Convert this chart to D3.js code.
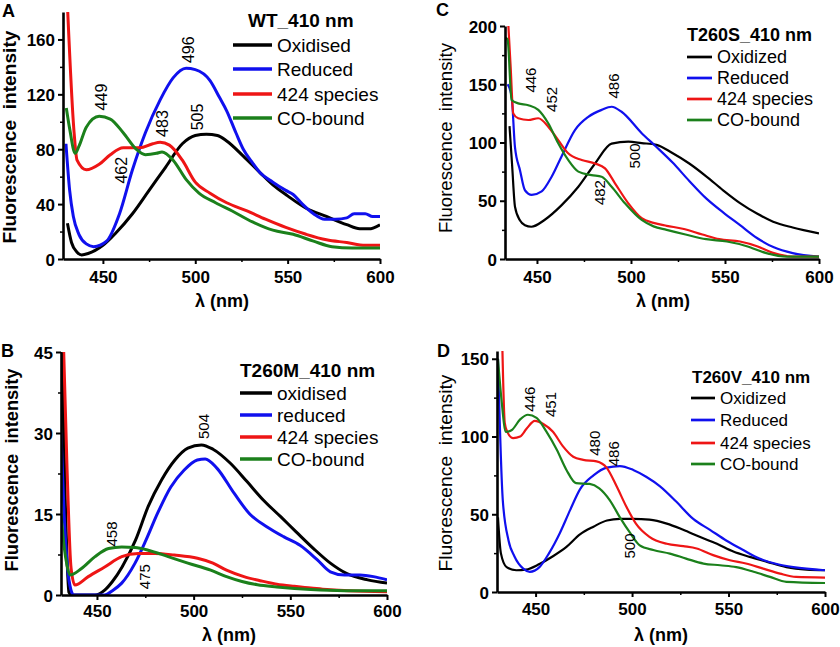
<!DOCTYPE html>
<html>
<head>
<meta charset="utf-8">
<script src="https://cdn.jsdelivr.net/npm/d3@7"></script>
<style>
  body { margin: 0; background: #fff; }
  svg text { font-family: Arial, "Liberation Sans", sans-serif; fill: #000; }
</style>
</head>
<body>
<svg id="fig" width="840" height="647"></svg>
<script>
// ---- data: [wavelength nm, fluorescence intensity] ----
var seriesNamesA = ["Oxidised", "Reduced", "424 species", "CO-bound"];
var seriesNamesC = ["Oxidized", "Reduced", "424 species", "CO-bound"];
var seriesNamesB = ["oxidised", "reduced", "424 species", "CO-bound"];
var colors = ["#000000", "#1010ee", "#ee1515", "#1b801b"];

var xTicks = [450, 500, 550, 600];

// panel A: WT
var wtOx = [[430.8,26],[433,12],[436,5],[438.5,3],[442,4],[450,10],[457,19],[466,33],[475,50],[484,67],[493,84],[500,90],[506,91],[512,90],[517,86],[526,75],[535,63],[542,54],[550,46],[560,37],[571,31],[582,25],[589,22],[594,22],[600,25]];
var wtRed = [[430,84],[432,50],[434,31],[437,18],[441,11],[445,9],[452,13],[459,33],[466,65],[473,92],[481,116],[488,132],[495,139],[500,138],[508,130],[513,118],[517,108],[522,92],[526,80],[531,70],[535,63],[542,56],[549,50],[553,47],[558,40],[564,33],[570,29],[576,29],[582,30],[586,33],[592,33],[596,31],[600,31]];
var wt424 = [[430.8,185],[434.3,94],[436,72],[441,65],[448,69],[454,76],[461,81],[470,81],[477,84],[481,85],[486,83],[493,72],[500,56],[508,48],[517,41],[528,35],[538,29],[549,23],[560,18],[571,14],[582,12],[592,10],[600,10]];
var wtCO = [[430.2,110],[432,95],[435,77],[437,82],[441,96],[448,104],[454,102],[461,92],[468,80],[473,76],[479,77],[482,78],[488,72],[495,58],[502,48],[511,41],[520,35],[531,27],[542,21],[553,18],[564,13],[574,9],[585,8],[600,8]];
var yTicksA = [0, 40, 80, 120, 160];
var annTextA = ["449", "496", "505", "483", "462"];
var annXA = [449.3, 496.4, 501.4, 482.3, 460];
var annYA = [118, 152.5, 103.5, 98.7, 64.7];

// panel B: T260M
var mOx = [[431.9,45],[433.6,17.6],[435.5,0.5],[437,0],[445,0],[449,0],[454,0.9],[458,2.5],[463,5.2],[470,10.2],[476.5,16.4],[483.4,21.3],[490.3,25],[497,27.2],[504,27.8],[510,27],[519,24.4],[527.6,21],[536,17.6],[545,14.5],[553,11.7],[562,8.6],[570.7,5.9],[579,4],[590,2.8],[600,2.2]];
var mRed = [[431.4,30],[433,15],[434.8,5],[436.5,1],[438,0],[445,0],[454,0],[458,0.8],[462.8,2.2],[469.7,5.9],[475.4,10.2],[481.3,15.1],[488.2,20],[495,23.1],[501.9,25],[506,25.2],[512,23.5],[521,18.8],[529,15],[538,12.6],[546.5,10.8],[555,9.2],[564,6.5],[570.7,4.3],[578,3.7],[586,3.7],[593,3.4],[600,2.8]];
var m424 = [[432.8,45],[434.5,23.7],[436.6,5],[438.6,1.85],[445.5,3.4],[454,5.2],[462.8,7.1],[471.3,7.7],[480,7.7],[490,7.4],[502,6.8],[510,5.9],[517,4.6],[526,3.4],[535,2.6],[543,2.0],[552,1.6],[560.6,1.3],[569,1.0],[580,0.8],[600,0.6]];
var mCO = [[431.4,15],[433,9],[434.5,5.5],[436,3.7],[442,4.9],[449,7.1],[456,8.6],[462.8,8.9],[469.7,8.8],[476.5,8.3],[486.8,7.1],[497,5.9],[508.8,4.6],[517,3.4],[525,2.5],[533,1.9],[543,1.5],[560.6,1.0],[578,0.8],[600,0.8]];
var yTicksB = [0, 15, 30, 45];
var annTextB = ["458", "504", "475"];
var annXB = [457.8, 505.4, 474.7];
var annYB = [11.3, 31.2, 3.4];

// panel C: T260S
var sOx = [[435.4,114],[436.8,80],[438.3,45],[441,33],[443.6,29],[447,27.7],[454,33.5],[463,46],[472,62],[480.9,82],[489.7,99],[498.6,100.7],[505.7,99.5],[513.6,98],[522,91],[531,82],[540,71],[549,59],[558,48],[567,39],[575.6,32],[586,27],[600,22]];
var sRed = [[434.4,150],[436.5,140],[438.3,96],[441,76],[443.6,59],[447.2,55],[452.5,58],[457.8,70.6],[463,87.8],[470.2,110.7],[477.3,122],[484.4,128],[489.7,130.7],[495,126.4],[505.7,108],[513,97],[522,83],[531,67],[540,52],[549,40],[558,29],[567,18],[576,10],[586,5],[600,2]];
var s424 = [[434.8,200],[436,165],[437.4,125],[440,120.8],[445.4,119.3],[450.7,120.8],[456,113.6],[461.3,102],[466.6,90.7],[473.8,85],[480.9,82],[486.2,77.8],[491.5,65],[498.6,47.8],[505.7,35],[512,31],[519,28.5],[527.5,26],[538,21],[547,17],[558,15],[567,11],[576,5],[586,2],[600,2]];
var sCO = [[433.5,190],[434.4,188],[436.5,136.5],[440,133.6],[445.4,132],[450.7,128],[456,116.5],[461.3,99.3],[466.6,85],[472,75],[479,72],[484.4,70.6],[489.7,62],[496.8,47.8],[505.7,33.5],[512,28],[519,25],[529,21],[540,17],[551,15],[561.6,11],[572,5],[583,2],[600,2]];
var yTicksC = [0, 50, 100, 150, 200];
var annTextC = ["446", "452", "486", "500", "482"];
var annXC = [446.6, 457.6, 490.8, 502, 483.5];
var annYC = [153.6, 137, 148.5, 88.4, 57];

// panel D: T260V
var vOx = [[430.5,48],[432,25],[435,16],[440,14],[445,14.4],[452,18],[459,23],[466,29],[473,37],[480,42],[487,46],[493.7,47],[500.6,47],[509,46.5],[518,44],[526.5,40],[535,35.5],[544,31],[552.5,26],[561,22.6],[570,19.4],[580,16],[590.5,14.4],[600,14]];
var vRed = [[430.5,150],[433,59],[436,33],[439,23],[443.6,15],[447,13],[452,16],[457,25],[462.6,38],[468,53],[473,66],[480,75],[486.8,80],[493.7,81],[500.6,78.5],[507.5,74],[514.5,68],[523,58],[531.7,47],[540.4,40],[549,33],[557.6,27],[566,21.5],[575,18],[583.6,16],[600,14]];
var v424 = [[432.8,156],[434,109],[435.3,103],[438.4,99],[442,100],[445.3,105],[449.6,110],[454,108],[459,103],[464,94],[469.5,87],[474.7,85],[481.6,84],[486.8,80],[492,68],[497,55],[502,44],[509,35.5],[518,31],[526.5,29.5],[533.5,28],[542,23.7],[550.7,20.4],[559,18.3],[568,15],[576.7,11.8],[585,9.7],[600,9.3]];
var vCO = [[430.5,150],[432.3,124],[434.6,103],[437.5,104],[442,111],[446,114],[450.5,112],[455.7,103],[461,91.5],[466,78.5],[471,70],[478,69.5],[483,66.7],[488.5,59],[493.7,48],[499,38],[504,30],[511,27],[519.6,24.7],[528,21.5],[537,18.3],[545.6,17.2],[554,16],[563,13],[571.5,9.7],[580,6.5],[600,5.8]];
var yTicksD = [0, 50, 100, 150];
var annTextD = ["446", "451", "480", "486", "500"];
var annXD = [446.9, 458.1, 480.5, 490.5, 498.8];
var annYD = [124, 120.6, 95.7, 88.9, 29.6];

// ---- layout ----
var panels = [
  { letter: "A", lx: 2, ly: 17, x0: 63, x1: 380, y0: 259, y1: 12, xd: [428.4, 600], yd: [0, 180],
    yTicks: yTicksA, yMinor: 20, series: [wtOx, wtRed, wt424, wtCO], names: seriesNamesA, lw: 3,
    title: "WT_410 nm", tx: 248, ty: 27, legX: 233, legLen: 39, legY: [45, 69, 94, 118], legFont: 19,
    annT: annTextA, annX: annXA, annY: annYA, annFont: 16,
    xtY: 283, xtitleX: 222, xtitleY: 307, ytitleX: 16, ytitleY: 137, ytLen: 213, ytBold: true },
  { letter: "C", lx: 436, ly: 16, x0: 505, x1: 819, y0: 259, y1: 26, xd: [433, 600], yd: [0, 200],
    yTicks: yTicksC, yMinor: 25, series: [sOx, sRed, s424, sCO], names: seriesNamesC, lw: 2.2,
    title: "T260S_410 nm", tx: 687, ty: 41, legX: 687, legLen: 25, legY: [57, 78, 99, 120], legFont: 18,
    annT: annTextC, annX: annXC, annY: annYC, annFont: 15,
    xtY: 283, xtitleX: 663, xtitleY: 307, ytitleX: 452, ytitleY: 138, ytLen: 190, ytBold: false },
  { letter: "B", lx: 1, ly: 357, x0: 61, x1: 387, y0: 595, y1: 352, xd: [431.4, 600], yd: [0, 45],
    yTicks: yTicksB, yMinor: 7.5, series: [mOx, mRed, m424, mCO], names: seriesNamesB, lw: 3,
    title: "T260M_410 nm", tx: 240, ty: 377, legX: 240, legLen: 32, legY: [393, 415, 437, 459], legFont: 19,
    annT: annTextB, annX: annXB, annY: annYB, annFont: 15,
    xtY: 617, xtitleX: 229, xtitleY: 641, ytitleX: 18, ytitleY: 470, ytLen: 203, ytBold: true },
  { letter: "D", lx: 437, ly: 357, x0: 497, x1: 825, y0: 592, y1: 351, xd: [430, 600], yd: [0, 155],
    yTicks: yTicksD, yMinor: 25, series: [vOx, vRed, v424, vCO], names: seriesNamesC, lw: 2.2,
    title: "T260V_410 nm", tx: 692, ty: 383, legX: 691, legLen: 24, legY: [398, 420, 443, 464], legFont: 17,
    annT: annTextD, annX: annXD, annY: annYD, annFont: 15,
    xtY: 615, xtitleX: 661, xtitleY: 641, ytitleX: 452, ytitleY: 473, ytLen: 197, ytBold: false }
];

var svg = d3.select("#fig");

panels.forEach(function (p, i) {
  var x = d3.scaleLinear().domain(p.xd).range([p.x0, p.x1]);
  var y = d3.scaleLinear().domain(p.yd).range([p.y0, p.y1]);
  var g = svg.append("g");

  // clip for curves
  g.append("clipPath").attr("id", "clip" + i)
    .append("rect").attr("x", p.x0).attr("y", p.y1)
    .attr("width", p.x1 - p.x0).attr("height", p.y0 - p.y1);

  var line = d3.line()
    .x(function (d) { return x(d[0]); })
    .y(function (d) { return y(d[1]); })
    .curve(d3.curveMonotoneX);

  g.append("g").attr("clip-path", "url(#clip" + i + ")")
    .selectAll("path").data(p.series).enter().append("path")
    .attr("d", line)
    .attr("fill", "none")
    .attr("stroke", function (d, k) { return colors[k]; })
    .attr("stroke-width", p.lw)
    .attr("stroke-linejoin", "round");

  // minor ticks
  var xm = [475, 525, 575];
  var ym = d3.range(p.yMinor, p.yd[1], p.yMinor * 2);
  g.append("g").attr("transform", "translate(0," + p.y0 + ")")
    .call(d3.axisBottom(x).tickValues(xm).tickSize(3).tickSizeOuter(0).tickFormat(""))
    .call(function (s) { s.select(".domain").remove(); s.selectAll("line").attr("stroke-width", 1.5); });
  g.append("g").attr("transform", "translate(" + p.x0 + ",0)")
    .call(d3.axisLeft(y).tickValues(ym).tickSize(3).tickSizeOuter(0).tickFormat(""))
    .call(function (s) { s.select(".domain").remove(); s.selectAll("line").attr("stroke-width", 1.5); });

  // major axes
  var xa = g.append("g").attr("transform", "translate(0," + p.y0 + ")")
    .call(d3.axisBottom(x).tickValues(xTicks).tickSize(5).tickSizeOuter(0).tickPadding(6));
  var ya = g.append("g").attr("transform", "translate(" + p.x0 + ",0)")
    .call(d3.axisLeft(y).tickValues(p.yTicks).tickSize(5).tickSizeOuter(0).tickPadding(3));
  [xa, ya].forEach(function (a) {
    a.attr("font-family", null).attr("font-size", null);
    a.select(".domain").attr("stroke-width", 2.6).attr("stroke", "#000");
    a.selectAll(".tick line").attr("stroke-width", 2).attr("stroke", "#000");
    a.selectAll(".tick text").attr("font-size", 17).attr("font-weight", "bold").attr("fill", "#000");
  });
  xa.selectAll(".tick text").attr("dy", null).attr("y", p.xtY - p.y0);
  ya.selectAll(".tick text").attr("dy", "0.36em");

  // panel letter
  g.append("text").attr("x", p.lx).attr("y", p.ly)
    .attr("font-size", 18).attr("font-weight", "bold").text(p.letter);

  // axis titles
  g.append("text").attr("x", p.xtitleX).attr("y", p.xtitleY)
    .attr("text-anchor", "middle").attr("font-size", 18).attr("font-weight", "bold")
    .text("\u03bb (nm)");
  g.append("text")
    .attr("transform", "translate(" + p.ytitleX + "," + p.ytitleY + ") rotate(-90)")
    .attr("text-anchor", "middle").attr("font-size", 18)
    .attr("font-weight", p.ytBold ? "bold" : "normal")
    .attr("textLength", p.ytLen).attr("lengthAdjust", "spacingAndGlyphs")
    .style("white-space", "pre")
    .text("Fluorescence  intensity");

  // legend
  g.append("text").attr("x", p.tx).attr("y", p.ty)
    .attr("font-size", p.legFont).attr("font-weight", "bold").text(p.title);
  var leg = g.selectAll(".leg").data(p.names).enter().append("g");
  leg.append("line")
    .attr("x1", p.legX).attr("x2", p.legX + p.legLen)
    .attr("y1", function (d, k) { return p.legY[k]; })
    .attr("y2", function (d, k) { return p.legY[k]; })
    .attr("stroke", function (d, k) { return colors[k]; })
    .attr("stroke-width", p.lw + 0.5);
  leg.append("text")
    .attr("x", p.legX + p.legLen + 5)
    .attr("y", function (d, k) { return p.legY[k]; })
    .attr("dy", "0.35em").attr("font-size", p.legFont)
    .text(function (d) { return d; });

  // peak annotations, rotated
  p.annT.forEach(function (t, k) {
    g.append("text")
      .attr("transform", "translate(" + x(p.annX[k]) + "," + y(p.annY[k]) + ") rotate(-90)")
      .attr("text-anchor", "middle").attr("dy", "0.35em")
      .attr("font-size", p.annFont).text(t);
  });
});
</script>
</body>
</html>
──────────────────────────────
Reproduce the material above exactly, first line through the line that contains "var xTicks = [450, 500, 550, 600];", minus the pictures.

Convert this chart to D3.js code.
<!DOCTYPE html>
<html>
<head>
<meta charset="utf-8">
<script src="https://cdn.jsdelivr.net/npm/d3@7"></script>
<style>
  body { margin: 0; background: #fff; }
  svg text { font-family: Arial, "Liberation Sans", sans-serif; fill: #000; }
</style>
</head>
<body>
<svg id="fig" width="840" height="647"></svg>
<script>
// ---- data: [wavelength nm, fluorescence intensity] ----
var seriesNamesA = ["Oxidised", "Reduced", "424 species", "CO-bound"];
var seriesNamesC = ["Oxidized", "Reduced", "424 species", "CO-bound"];
var seriesNamesB = ["oxidised", "reduced", "424 species", "CO-bound"];
var colors = ["#000000", "#1010ee", "#ee1515", "#1b801b"];

var xTicks = [450, 500, 550, 600];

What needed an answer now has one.